His wandering around the modern versions of these seven cities sees him combining his personal, witty observations, those from range of experts from academicians (like the current bard of Scotland) to museum curators and tour guides (an Aristotle in Athens!) with a wide gamut of contemporary psychological and sociological studies on creativity and innovation – which may be rather academically suspect – but makes for some plausible conclusions.

Weiner’s conclusions include genius being simple/nothing new/expensive/ practical/ chaotic/unintentional/contagious/weak, and requiring conducive social, political and economic conditions, which may not be very expected (freedom but not necessarily democracy, not too plenty or many choices, and tension and disruption can be useful).
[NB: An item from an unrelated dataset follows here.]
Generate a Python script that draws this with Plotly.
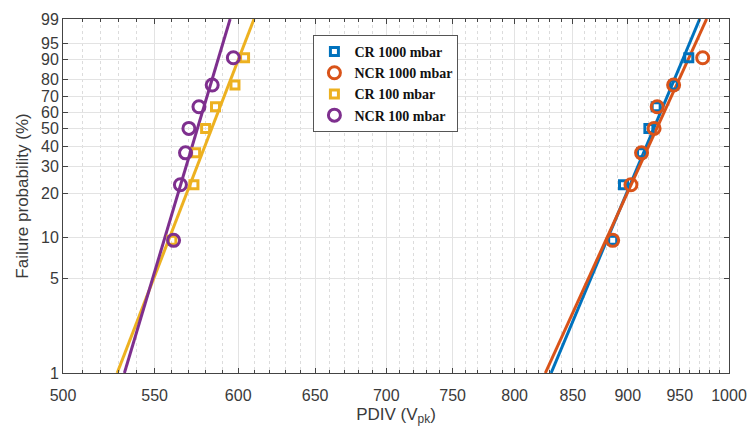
import numpy as np
import plotly.graph_objects as go

# Failure probabilities (%) — median ranks for n = 7
prob = [9.5, 23, 36.5, 50, 63.5, 77, 90.5]

cr1000 = [886, 896, 913, 920, 927, 944, 959]
ncr1000 = [886, 903, 913, 925, 928, 944, 973]
cr100 = [560, 573, 574, 580, 586, 598, 604]
ncr100 = [561, 565, 568, 570, 576, 584, 597]

# Fitted Weibull lines (endpoints)
line_p = [1, 99]
cr1000_line = [831, 970]
ncr1000_line = [826, 977]
cr100_line = [529, 610]
ncr100_line = [533, 595]

y_ticks = [1, 5, 10, 20, 30, 40, 50, 60, 70, 80, 90, 95, 99]
x_ticks = [500, 550, 600, 650, 700, 750, 800, 850, 900, 950, 1000]
x_minor = list(range(510, 1000, 10))

colors = {"cr1000": "#0072BD", "ncr1000": "#D95319", "cr100": "#EDB120", "ncr100": "#7E2F8E"}


def wb(p):
    p = np.asarray(p, dtype=float) / 100.0
    return np.log(-np.log(1.0 - p))


fig = go.Figure()

for vals, key in [(cr1000_line, "cr1000"), (ncr1000_line, "ncr1000"),
                  (cr100_line, "cr100"), (ncr100_line, "ncr100")]:
    fig.add_trace(go.Scatter(x=vals, y=wb(line_p), mode="lines",
                             line=dict(color=colors[key], width=3),
                             showlegend=False, hoverinfo="skip"))

series = [
    ("CR 1000 mbar", cr1000, "cr1000", "square-open", 8),
    ("NCR 1000 mbar", ncr1000, "ncr1000", "circle-open", 12),
    ("CR 100 mbar", cr100, "cr100", "square-open", 8),
    ("NCR 100 mbar", ncr100, "ncr100", "circle-open", 12),
]
for name, vals, key, sym, size in series:
    fig.add_trace(go.Scatter(x=vals, y=wb(prob), mode="markers", name=name,
                             marker=dict(symbol=sym, size=size, color=colors[key],
                                         line=dict(width=3, color=colors[key]))))

axis_common = dict(showline=True, linecolor="#444", linewidth=1, mirror="ticks",
                   ticks="inside", ticklen=5, tickcolor="#444", automargin=False,
                   gridcolor="#e3e3e3", gridwidth=1, zeroline=False,
                   tickfont=dict(family="Liberation Sans, Arial", size=16, color="#3a3a3a"))

fig.update_xaxes(type="log", range=[np.log10(500), np.log10(1000)],
                 tickvals=x_ticks, ticktext=[str(v) for v in x_ticks],
                 ticklabelstandoff=8,
                 minor=dict(tickvals=x_minor, ticks="inside", ticklen=3, tickcolor="#444",
                            showgrid=True, gridcolor="#dcdcdc", griddash="dot", gridwidth=1),
                 title=dict(text="PDIV (V<sub>pk</sub>)", standoff=4,
                            font=dict(family="Liberation Sans, Arial", size=17, color="#3a3a3a")),
                 **axis_common)

fig.update_yaxes(range=[float(wb(1)), float(wb(99))],
                 tickvals=wb(y_ticks).tolist(), ticktext=[str(v) for v in y_ticks],
                 title=dict(text="Failure probability (%)", standoff=8,
                            font=dict(family="Liberation Sans, Arial", size=17, color="#3a3a3a")),
                 **axis_common)

fig.update_layout(
    width=748, height=434,
    margin=dict(l=63, r=19, t=19, b=61),
    paper_bgcolor="white", plot_bgcolor="white",
    legend=dict(x=0.376, y=0.955, xanchor="left", yanchor="top",
                bgcolor="white", bordercolor="#555", borderwidth=1,
                font=dict(family="Liberation Serif, Times New Roman", size=14,
                          color="#111", weight="bold"),
                itemwidth=30, tracegroupgap=0),
)

fig.write_html("out.html")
Also key is openness to the wider world – like medieval but mercantile Florence, and polyglot Vienna of the late 19th century, and freely borrowing ideas across cultures or combining them, as in British-ruled Calcutta in the 19th century. Language has a role too, with flexible ones more helpful, and of course, willingness to take risks and meet failure.

As interesting as Weiner’s explanation of genius is and a recital of quirks, endearing and not so endearing, of a range of genius minds is, more fascinating are strange resemblances in human nature and in places where these genius minds flourished, especially the importance of diversity and contrarian thinking. That is among the key lessons of this informative, incisive and above all, stimulating book.